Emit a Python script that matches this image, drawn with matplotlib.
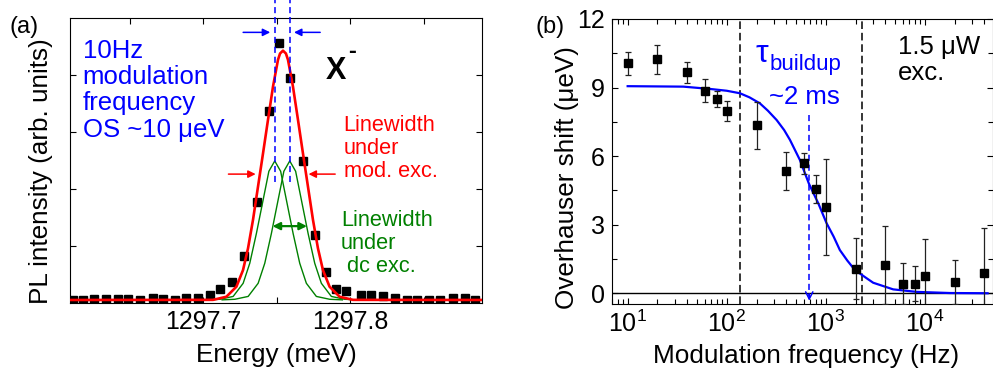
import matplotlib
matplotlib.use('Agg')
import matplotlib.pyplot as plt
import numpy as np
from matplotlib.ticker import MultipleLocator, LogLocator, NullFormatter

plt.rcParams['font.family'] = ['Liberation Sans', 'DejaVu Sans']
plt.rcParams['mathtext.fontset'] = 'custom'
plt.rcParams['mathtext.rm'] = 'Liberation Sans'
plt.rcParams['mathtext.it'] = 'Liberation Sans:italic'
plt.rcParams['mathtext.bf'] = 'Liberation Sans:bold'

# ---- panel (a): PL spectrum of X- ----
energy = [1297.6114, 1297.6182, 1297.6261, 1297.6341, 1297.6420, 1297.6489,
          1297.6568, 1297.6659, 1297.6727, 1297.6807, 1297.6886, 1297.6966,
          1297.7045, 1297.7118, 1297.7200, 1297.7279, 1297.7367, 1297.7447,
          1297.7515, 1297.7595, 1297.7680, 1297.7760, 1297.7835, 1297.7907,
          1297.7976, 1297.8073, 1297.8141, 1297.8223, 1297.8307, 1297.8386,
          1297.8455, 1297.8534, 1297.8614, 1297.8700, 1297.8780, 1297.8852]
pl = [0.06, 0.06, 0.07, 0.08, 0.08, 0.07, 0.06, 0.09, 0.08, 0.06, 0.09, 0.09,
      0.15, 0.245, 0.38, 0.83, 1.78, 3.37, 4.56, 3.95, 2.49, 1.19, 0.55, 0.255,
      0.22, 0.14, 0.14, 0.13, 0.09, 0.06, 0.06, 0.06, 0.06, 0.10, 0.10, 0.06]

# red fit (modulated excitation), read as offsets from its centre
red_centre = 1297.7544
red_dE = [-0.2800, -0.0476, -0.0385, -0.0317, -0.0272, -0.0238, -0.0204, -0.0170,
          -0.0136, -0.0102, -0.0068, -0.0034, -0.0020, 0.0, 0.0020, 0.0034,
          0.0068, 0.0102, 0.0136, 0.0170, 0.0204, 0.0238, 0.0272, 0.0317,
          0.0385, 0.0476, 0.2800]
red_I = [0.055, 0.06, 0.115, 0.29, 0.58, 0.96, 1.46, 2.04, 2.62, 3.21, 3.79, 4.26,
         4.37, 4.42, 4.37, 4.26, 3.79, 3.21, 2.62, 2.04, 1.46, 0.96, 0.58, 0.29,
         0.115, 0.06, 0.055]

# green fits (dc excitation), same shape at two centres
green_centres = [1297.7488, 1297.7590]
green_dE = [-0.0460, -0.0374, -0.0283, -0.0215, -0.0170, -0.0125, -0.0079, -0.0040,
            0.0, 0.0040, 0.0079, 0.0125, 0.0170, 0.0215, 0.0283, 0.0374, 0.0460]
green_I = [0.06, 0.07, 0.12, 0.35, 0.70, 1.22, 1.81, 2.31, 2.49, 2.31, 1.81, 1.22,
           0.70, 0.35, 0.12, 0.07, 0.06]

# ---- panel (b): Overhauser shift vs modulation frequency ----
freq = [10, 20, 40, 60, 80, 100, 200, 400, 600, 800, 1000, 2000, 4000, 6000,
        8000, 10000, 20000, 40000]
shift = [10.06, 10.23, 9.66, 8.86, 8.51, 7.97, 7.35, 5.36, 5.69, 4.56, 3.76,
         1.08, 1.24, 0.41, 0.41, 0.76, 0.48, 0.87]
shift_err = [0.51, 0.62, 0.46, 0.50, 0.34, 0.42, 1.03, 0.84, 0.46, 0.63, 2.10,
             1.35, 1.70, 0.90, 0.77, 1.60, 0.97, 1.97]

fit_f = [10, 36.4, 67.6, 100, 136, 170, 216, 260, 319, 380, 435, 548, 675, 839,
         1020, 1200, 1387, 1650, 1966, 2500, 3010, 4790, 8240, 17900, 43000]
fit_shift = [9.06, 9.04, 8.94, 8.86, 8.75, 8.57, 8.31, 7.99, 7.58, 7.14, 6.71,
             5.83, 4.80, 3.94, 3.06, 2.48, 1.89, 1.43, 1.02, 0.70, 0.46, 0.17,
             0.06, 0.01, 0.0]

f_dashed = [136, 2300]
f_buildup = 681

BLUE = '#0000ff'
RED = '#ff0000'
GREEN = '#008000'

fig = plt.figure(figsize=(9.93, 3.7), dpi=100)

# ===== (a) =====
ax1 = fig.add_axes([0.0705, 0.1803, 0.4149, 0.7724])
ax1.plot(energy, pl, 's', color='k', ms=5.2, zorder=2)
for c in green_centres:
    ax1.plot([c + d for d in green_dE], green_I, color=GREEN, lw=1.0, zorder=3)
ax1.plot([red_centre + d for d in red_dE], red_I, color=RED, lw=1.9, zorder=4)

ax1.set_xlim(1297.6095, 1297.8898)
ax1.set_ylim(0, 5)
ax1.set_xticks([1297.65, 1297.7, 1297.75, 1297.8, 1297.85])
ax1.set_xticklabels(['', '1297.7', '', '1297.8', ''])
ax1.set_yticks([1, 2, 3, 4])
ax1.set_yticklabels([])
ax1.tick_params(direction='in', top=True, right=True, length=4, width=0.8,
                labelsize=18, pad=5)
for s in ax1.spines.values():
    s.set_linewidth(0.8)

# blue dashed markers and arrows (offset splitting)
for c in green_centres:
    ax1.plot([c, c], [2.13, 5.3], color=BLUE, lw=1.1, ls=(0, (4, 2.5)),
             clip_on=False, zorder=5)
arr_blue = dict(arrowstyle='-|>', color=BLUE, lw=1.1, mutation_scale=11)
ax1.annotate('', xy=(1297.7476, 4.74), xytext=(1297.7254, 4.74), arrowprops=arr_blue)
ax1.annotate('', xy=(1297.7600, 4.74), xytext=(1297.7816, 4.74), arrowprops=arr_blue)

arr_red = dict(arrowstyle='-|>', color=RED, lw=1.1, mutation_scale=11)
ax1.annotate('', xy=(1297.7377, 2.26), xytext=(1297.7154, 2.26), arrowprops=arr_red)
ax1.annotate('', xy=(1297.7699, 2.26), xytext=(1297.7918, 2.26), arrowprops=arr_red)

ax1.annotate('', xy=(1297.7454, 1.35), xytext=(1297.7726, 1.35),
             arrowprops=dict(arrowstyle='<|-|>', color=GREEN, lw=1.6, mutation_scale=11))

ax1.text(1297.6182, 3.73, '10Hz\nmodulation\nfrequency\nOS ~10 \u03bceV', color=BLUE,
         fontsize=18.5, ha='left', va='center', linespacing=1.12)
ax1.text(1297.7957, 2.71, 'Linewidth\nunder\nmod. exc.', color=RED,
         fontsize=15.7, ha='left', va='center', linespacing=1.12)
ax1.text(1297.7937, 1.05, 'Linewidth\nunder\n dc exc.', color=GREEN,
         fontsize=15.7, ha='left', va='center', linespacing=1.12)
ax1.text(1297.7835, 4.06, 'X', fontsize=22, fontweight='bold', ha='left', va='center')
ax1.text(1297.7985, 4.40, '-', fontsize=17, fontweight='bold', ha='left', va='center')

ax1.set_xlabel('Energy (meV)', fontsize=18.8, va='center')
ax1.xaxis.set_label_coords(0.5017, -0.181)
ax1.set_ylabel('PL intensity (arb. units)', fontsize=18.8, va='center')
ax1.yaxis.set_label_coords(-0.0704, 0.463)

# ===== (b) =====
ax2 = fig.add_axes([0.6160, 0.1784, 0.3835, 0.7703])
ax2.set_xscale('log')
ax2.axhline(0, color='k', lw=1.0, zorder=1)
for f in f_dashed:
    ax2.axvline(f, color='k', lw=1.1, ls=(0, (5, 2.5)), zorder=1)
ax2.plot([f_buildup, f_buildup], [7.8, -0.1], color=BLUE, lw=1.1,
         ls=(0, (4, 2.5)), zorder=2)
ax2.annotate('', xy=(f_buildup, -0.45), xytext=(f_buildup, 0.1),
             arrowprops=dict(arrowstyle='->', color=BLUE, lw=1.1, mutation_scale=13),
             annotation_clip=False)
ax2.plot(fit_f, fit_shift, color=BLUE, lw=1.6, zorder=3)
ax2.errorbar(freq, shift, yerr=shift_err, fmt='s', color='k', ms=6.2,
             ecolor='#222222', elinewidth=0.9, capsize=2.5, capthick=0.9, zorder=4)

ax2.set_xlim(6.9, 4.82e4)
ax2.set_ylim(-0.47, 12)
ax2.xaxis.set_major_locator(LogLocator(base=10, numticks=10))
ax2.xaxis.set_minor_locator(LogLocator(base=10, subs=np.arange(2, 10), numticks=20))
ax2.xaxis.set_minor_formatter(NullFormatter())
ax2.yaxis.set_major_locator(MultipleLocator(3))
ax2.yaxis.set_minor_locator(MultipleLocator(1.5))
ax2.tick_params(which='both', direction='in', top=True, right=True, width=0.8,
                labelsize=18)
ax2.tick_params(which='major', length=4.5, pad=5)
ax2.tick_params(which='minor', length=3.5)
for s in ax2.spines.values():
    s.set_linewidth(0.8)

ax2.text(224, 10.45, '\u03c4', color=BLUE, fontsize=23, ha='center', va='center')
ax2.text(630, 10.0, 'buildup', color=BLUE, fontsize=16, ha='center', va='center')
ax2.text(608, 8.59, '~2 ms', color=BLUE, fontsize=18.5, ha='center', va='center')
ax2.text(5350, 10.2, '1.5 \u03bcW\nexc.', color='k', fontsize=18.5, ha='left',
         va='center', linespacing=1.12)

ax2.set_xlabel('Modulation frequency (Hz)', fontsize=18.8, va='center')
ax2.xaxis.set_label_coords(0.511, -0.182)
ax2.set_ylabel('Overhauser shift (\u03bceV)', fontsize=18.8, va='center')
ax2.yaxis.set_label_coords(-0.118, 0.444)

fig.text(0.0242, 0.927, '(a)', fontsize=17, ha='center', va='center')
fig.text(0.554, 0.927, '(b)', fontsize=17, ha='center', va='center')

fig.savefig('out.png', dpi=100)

________

What is needed
Write down every line from the opening of the listing to the line with "from matplotlib.ticker import", both included, and nothing else; the pictures are omitted.

Complete output
Emit a Python script that matches this image, drawn with matplotlib.
import matplotlib
matplotlib.use('Agg')
import matplotlib.pyplot as plt
import numpy as np
from matplotlib.ticker import MultipleLocator, LogLocator, NullFormatter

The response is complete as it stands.